Print, word for word, every line from the beginning of the listing up to and including the line with "const yTicksA = [0, 0.1, 0.2, 0.3];". Pictures are to be excluded.

▬▬▬

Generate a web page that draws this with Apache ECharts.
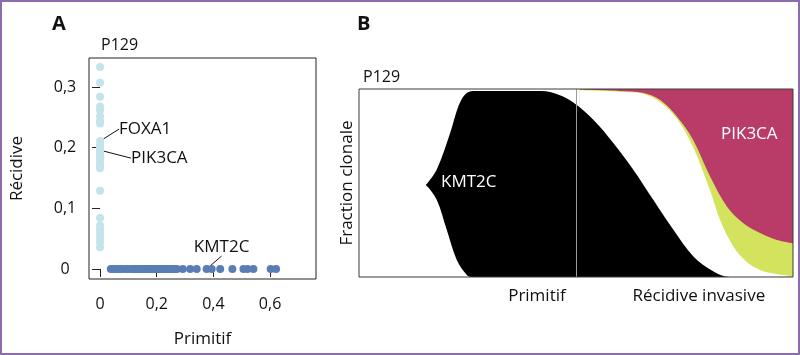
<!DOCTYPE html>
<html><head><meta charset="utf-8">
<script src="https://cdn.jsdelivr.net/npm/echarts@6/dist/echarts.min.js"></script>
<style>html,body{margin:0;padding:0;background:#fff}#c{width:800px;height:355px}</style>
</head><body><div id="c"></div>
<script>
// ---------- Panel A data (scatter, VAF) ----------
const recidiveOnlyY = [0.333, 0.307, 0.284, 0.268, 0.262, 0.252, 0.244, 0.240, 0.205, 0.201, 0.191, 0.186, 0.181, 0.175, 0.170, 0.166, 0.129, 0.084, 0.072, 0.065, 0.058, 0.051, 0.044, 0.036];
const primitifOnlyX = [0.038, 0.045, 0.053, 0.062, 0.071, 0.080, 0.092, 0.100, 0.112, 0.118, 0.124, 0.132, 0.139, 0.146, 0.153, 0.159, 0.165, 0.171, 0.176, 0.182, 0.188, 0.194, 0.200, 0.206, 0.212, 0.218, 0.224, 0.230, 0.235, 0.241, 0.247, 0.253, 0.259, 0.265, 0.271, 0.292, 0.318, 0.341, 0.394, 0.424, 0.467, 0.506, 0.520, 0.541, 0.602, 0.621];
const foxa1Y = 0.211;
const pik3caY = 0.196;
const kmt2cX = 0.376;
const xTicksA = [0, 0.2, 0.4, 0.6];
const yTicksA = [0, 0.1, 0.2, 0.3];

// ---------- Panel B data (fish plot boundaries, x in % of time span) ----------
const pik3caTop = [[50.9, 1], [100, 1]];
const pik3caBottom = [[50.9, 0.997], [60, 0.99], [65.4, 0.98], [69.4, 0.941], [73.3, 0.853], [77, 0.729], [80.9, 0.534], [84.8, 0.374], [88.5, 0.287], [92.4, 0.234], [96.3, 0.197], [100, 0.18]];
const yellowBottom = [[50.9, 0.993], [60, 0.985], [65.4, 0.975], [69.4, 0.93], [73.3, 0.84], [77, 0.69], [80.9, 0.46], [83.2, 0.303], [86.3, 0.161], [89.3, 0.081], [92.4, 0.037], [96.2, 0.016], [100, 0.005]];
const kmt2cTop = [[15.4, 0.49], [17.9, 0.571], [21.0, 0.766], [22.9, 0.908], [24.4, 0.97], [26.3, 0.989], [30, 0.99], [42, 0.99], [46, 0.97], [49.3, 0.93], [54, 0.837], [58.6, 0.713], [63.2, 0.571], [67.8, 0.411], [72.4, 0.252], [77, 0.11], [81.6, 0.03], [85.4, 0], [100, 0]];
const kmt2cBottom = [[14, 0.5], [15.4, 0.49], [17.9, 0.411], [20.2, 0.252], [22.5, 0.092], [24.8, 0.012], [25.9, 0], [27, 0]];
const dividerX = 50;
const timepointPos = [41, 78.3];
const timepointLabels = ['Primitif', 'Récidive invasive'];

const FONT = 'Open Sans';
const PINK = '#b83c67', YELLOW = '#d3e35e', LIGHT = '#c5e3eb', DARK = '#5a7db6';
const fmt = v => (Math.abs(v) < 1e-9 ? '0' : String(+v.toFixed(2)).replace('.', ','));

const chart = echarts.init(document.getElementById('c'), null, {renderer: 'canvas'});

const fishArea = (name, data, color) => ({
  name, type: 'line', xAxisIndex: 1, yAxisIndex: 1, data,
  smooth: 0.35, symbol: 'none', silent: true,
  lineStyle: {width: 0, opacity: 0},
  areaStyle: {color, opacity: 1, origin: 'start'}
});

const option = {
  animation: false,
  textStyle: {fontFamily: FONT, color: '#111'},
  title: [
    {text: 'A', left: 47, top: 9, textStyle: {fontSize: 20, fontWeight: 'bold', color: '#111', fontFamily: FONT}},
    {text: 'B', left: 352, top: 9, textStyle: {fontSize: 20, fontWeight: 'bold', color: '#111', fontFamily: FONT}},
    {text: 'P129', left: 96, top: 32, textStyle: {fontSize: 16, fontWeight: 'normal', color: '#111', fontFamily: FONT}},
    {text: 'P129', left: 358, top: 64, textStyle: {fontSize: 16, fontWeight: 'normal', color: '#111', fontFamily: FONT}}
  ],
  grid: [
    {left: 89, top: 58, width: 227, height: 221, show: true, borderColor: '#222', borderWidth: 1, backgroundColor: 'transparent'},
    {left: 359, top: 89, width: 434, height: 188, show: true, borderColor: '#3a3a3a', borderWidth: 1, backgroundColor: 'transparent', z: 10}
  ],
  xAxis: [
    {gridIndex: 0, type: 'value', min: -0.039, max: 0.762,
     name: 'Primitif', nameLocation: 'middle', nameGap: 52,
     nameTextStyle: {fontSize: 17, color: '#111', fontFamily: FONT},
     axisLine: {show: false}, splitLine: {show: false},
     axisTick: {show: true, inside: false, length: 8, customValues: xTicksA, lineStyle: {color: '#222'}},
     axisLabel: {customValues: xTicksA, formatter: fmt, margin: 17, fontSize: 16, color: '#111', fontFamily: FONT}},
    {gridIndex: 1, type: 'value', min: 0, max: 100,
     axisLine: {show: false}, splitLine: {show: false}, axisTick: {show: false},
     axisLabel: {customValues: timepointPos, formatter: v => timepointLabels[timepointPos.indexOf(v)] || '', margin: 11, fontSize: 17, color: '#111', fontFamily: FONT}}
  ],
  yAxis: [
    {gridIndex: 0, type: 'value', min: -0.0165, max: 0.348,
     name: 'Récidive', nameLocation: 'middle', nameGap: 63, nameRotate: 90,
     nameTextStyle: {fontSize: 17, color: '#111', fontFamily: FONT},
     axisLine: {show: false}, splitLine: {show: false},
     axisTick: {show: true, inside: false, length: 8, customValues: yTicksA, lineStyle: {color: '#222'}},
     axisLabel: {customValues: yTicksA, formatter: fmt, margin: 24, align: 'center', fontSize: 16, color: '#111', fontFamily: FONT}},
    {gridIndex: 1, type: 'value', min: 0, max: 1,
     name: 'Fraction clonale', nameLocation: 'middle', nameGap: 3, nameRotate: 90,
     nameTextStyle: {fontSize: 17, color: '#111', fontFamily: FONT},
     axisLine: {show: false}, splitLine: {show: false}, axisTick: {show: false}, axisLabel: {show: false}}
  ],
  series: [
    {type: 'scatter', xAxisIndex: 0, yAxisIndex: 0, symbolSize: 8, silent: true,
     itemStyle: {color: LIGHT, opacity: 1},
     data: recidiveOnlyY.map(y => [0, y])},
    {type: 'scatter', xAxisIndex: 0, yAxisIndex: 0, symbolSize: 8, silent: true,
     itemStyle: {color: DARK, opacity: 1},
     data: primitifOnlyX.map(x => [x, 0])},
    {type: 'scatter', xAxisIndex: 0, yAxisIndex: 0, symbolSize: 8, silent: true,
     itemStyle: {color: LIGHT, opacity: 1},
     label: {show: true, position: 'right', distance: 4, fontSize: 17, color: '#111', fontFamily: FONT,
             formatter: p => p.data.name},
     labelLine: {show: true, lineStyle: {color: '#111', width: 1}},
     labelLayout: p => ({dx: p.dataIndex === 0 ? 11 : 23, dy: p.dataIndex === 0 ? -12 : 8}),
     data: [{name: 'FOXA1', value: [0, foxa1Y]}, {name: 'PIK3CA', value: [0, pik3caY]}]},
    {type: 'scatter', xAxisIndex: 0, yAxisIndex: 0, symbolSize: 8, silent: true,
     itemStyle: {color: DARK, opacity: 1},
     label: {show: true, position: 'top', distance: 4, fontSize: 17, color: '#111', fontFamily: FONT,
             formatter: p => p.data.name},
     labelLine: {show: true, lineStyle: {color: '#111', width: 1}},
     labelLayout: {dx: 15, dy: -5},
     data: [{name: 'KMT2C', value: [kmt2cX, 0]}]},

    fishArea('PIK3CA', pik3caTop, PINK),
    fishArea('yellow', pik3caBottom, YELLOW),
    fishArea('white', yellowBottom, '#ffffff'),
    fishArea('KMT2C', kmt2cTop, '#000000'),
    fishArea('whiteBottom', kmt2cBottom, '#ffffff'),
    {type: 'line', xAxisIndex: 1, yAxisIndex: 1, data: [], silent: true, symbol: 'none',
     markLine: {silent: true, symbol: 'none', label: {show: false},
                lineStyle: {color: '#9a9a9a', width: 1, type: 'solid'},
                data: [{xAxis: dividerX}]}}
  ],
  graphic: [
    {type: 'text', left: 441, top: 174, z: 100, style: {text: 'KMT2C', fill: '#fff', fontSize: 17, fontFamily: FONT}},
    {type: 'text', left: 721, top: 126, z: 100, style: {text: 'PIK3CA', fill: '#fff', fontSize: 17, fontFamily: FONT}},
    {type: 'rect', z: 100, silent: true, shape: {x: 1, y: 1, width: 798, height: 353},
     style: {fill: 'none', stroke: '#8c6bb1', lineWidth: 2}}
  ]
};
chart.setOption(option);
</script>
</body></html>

▬▬▬

> _Result_:
Generate a web page that draws this with Apache ECharts.
<!DOCTYPE html>
<html><head><meta charset="utf-8">
<script src="https://cdn.jsdelivr.net/npm/echarts@6/dist/echarts.min.js"></script>
<style>html,body{margin:0;padding:0;background:#fff}#c{width:800px;height:355px}</style>
</head><body><div id="c"></div>
<script>
// ---------- Panel A data (scatter, VAF) ----------
const recidiveOnlyY = [0.333, 0.307, 0.284, 0.268, 0.262, 0.252, 0.244, 0.240, 0.205, 0.201, 0.191, 0.186, 0.181, 0.175, 0.170, 0.166, 0.129, 0.084, 0.072, 0.065, 0.058, 0.051, 0.044, 0.036];
const primitifOnlyX = [0.038, 0.045, 0.053, 0.062, 0.071, 0.080, 0.092, 0.100, 0.112, 0.118, 0.124, 0.132, 0.139, 0.146, 0.153, 0.159, 0.165, 0.171, 0.176, 0.182, 0.188, 0.194, 0.200, 0.206, 0.212, 0.218, 0.224, 0.230, 0.235, 0.241, 0.247, 0.253, 0.259, 0.265, 0.271, 0.292, 0.318, 0.341, 0.394, 0.424, 0.467, 0.506, 0.520, 0.541, 0.602, 0.621];
const foxa1Y = 0.211;
const pik3caY = 0.196;
const kmt2cX = 0.376;
const xTicksA = [0, 0.2, 0.4, 0.6];
const yTicksA = [0, 0.1, 0.2, 0.3];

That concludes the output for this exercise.